Fatih Terim, İspanya maçından önceki basın toplantısında “Farz edelim ki yaslanmak istemiyorsunuz. İspanya sizi yaslamaz mı? Yaslar. Bu gerçeği kabul ederek hareket etmek lazım” demişti. Doğru bir tespitti. Her ne kadar stoperde oynayan orta saha oyuncusu Mehmet Topal’ın sıkıntıları o maçta göze çarpsa ve bunlar Terim’in tercihlerine yazılsa da, takım kimliği bir ülke sorunu olarak karşımızda. Savunma yapmayı bilmeyen, daha önce hiç yapmayan, sonuç almayı başka bir yoldan denemeyen, denediği zaman tepki gösteren futbolcular ve sahada takımını “yaslanırken” görünce memnun olmayan taraftarlar da çıkan sonucu hazırlayan etkenlerdendi.
İspanya maçı sadece bir örnek. Saha içindeki sorun için Türk futbolunun lokomotifleri üç büyüklere bakmak lazım. Ne de olsa milli takımın oyuncu havuzu oradan besleniyor. İstanbul takımlarının savunma futboluna duyduğu aşırı tepki de milli takımı zaman zaman etkiliyor.
Problemin asıl kaynağını, yani ülke olarak savunma sistemine gösterilen tepkinin nedenini bulmak zor. Belki toplumsal analize girmek yardımcı olabilir. Her zaman güçlü olmak, güç göstermek, baskı kurmak isteyen bir toplumun tuttuğu takımlardan bahsediyoruz. 70 milyonluk ülkede en ez 50 milyonun desteklediği takımlar… Yani insanların kazanmak için kendi yakınlarındaki takımları bile görmezden geldiği bir futbol ortamı. Güçlü olanı seçenler, seçtiklerinin beklemesine tahammül edemeyebilir. Bunların hepsi domino taşı etkisi yaratıyor ve sonunda Slovakya ve Romanya’nın bile savunma futbolcuyla sonuç aldığı ama Türkiye’nin son 16’ya kalamadığı bir turnuva ortaya çıkıyor.
Savunma futbolu genel olarak hücumdan daha kolaydır.

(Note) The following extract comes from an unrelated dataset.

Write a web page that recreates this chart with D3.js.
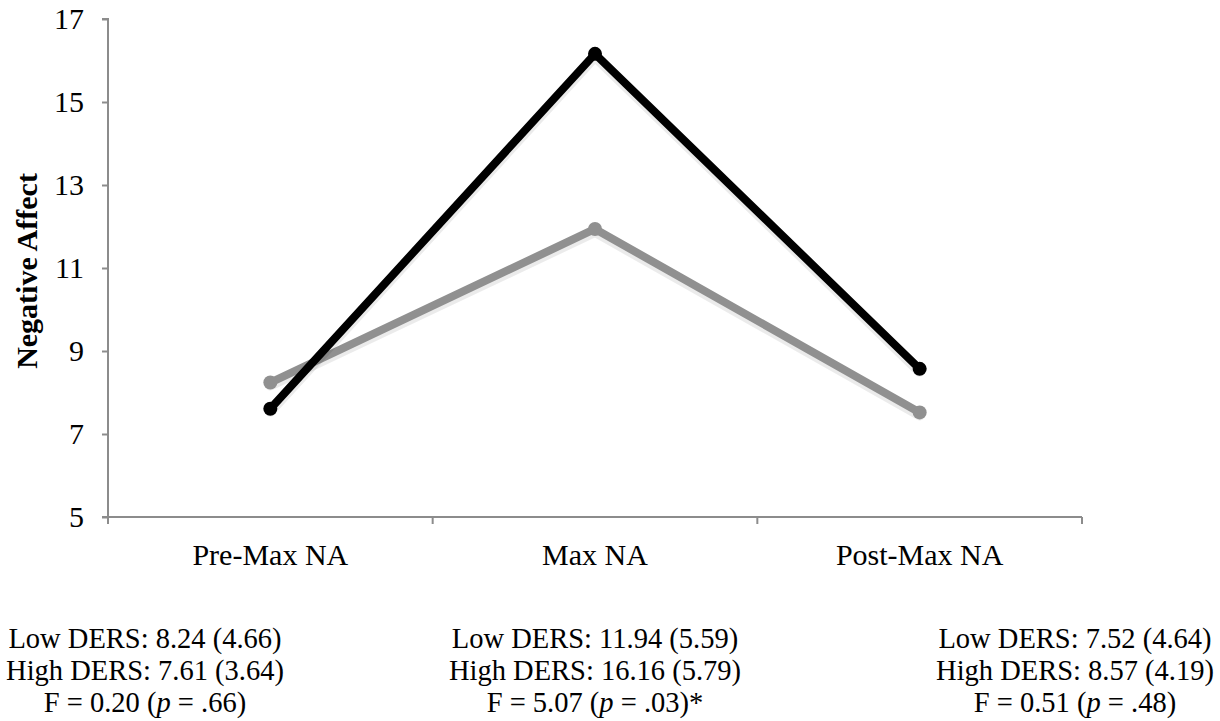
<!DOCTYPE html>
<html>
<head>
<meta charset="utf-8">
<script src="https://cdn.jsdelivr.net/npm/d3@7"></script>
</head>
<body style="margin:0;background:#fff">
<svg id="chart" width="1220" height="721" style="display:block;font-family:'Liberation Serif',serif"></svg>
<script>
const categories = ["Pre-Max NA", "Max NA", "Post-Max NA"];
const lowDERS = [8.24, 11.94, 7.52];
const highDERS = [7.61, 16.16, 8.57];
const yTicks = [5, 7, 9, 11, 13, 15, 17];
const yLabel = "Negative Affect";
const lowSD = [4.66, 5.59, 4.64];
const highSD = [3.64, 5.79, 4.19];
const fValues = ["0.20", "5.07", "0.51"];
const pValues = [".66", ".03", ".48"];
const sigMarks = ["", "*", ""];
const noteCenters = [145, 595, 1075];

(function () {
const FONT = "Liberation Serif";
const svg = d3.select("#chart");
const mLeft = 108, mRight = 1082, mTop = 19, mBottom = 517;

const x = d3.scaleBand().domain(categories).range([mLeft, mRight]).padding(0);
const y = d3.scaleLinear().domain([5, 17]).range([mBottom, mTop]);
const cx = c => x(c) + x.bandwidth() / 2;

// Y axis
const yAxis = svg.append("g").attr("transform", `translate(${mLeft},0)`)
  .call(d3.axisLeft(y).tickValues(yTicks).tickSize(6).tickPadding(18).tickFormat(d3.format("d")));
yAxis.attr("font-family", FONT);
yAxis.select(".domain").attr("stroke", "#8c8c8c").attr("stroke-width", 2).attr("d", `M-6,${mTop}H0V${mBottom}H-6`);
yAxis.selectAll(".tick line").attr("stroke", "#8c8c8c").attr("stroke-width", 2);
yAxis.selectAll(".tick text").attr("font-family", FONT).style("font-family", FONT).style("font-size", "30px").attr("fill", "#000").attr("dy", "0.33em");

// X axis
const xAxis = svg.append("g").attr("transform", `translate(0,${mBottom})`)
  .call(d3.axisBottom(x).tickSize(0).tickFormat(""));
xAxis.select(".domain").attr("stroke", "#8c8c8c").attr("stroke-width", 2).attr("d", `M${mLeft},0H${mRight}`);
xAxis.selectAll(".tick").remove();
const bounds = categories.map(c => x(c)).concat([x(categories[categories.length - 1]) + x.bandwidth()]);
xAxis.selectAll("line.bt").data(bounds).enter().append("line")
  .attr("x1", d => d).attr("x2", d => d).attr("y1", 0).attr("y2", 7)
  .attr("stroke", "#8c8c8c").attr("stroke-width", 2);

svg.append("g").selectAll("text").data(categories).enter().append("text")
  .attr("x", d => cx(d)).attr("y", 565).attr("text-anchor", "middle")
  .attr("font-family", FONT).style("font-family", FONT).style("font-size", "30px").attr("fill", "#000").text(d => d);

// Y label
svg.append("text")
  .attr("transform", `translate(37,${(mTop + mBottom) / 2 + 3}) rotate(-90)`)
  .attr("text-anchor", "middle")
  .attr("font-family", FONT).style("font-family", FONT).style("font-size", "30px").style("font-weight", "bold")
  .attr("fill", "#000")
  .text(yLabel);

// Lines (soft shadow drawn as offset translucent copy)
const line = d3.line().x((d, i) => cx(categories[i])).y(d => y(d));
const series = [
  { values: lowDERS, color: "#909090" },
  { values: highDERS, color: "#000000" }
];
series.forEach(s => {
  const g = svg.append("g");
  g.append("path").datum(s.values).attr("d", line)
    .attr("transform", "translate(0,3)")
    .attr("fill", "none").attr("stroke", "#000").attr("stroke-opacity", 0.08).attr("stroke-width", 10)
    .attr("stroke-linejoin", "round").attr("stroke-linecap", "round");
  g.append("path").datum(s.values).attr("d", line)
    .attr("fill", "none").attr("stroke", s.color).attr("stroke-width", 8)
    .attr("stroke-linejoin", "round");
  g.selectAll("circle").data(s.values).enter().append("circle")
    .attr("cx", (d, i) => cx(categories[i])).attr("cy", d => y(d)).attr("r", 7)
    .attr("fill", s.color);
});

// Notes
const notes = svg.append("g");
const noteText = (xc, yy) => notes.append("text").attr("x", xc).attr("y", yy).attr("text-anchor", "middle")
  .attr("font-family", FONT).style("font-family", FONT).style("font-size", "28.5px").attr("fill", "#000");
categories.forEach((c, i) => {
  const xc = noteCenters[i];
  noteText(xc, 648).text(`Low DERS: ${lowDERS[i].toFixed(2)} (${lowSD[i].toFixed(2)})`);
  noteText(xc, 680).text(`High DERS: ${highDERS[i].toFixed(2)} (${highSD[i].toFixed(2)})`);
  const t = noteText(xc, 712);
  t.append("tspan").text(`F = ${fValues[i]} (`);
  t.append("tspan").style("font-style", "italic").text("p");
  t.append("tspan").text(` = ${pValues[i]})${sigMarks[i]}`);
});
})();
</script>
</body>
</html>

Yetenekli oyunculara çok fazla ihtiyacınız yoktur. Zaten çok fazla yetenekli oyuncunuz olmadığı için bu yola başvurursunuz. Pasa dayalı futbolu kimliği haline getiren Aykut Kocaman’ın Konyaspor’daki dönüşümü gibi… Takımın boyunu kısaltmanız önemli bir adımdır. Konsantrasyon ve atletik yetenekler size yardımcı olur.

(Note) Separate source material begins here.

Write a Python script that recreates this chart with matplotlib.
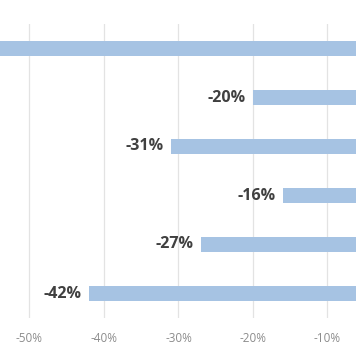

Bazen Türkiye gibi ülkeler; çok yetenekli kuşaklara sahip olmayabilir. O dönemlerde ortaya çıkan kısıtlı kadroyla savunmaya yönelmek başarı için işe yarayabilir. Fakat bunun için savunma futbolu (yani topsuz oyunu bilen ve takımıyla beraber hareket eden) oynamayı öğrenen futbolculara ve savunma futbolunu gördüğü zaman ıslıklamayan, burun kıvırmayan bir taraftar kitlesine ihtiyaç var.
Geçen sezonki Türkiye Kupası’nın finalinde Fenerbahçe karşısında savunmaya çekilen Jan Olde Riekerink, kupayı kazanmasına rağmen hâlâ eleştiriliyor. Son dönemin ruh olarak en dibe vurmuş Galatasaray’ı, sezonun son maçında ezeli rakibini yenerek kupa alabildi. Hatta rakibine 1-2 pozisyon dışında fırsat da vermedi. Fakat oynanan futbol çoğu Galatasaray taraftarını tatmin etmedi. Çünkü camianın geleneklerine yakışmamıştı!
Türkiye’de bazen bir musibet, bin nasihatten daha etkili oluyor. Lionel Messi’nin sırtladığı Barcelona’nın veya son dönemin en dominant hücum takımı Bayern Münih’in Avrupa kupalarında Türk takımları ile karşılaşmamış olması bu musibeti görmeyi de engelledi. İkisi kadar güçlü ama ikisi kadar hücumcu olmayan Carlo Ancelotti’nin Real Madrid’inin TT Arena’da 6 gol atması bile, oyun kurgusu anlamında çok büyük tartışmalar yaratmamıştı. İstanbul takımlarının burunlarından kıl aldırmayan yapısı; sadece saha dışındaki sistemsizliğe değil, saha içindeki tek yönlülüğe de yol açıyor. Ve bu ülke futbolunun her kademesine sirayet ediyor.